Delyn MP David Hanson has welcomed moves to end tips counting towards payment of the National Minimum Wage and new powers to take action against rogue employers who underpay staff.
A consultation starts this week to listen to views on exactly how this will work on the ground.
As part of a crackdown on those who try to exploit workers, tough new penalties for employers who underpay their staff have been made law and will come into force in April. There could be unlimited fines for the most serious cases rather than the current maximum limit of £5,000.
David Hanson said
“I welcome these moves which will help protect vulnerable workers by insuring that the tips they receive are not used by their employers are part of the National Minimum Wage.
“When you go to a restaurant or to have a hair cut and leave a tip, you expect it to go to the staff on top of their pay, not to be put through the payroll to make up the Minimum Wage.
“Rogue employers need to be exposed.

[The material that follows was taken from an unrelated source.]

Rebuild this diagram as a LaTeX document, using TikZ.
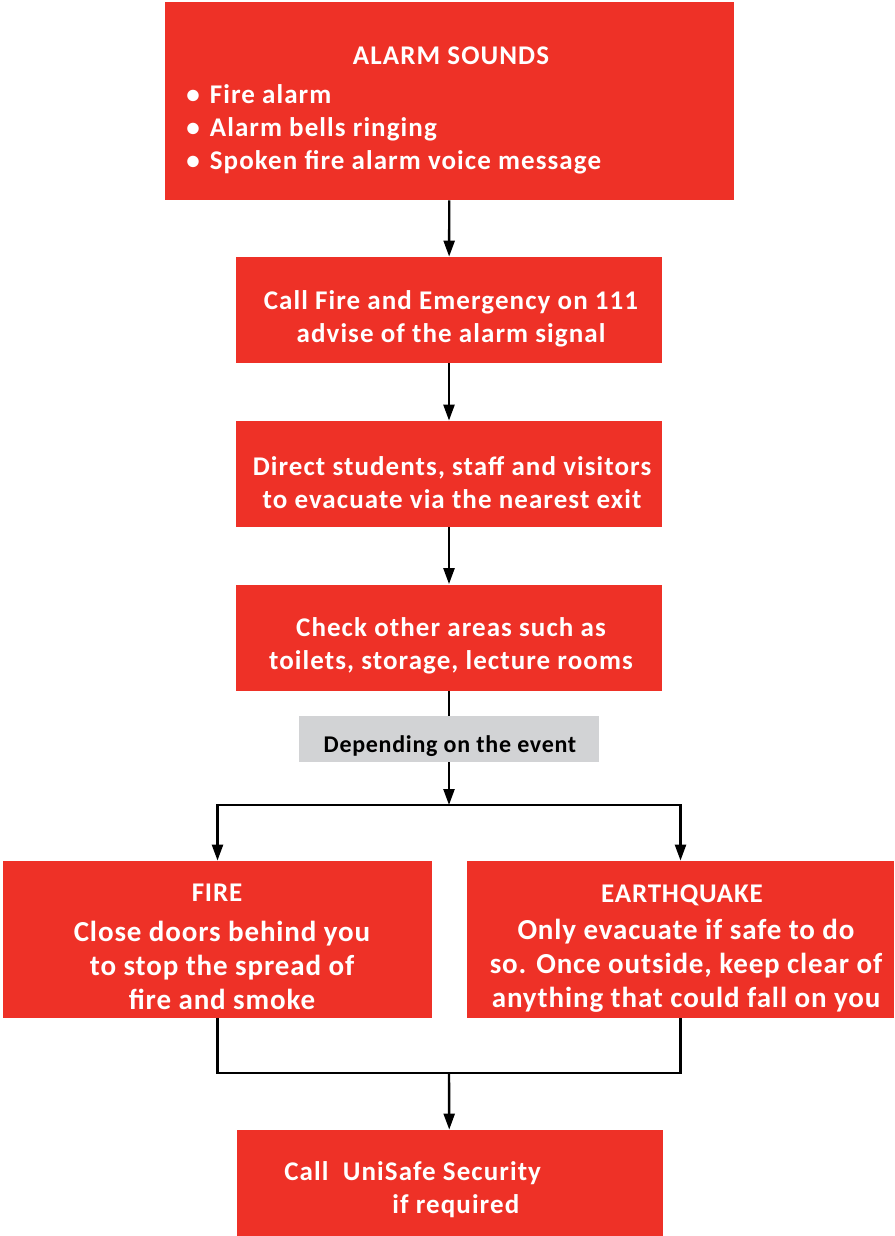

If you think a rogue employer is not paying up then get in touch with me on 01352 763159 or call the national minimum wage helpline on 0845 6000 678. This can be done anonymously. “
Notes to Editors
1. To find out more about this consultation visit:www.berr.gov.uk/consultations/page48902.html
2. Currently, where tips and gratuities are given directly to workers by customers and are retained by the workers without any other party being involved, they cannot count towards NMW payment. Where there is evidence that cover charges, service charges, tips and/or gratuities are paid by the employer to the worker via the payroll then the tip can count towards national minimum wage pay. The Givernment proposes to change the regulations so that in future tips, whether paid in cash or credit card, may not count towards the NMW.
3. The UK minimum wage legislation received Royal Assent on 31 July, 1998 and came into effect in 1999. It is one of the highest in the OCED in terms of purchasing power. NMW for adult workers will is £5.73, the rate for 18-21 year olds is £4.77 and the rate for 16 and 17 year olds is £3.53.
4. The Employment Act has now gained Royal Assent. Its measures, which are due to come into force in April 2009, include:
- Removal of the limit on maximum fines for underpayment of the national minimum wage, currently £5,000.
- The most serious cases of non-compliance will be tried at Crown Court, which can impose an effectively unlimited penalty
- Introducing a fairer way of dealing with national minimum wage arrears, calculated so workers do not lose out.
4. The minimum wage (adult rate) provides, with Working Tax Credits and other benefits, a guaranteed income of at least £292 per week for families with one child and one full time worker, which is equivalent to over £7.38 per hour.
5. In the last year alone the Government helped to restore £3.9 million in arrears to over 19,000 workers and has also increased the enforcement budget for the NMW by £2.9 million.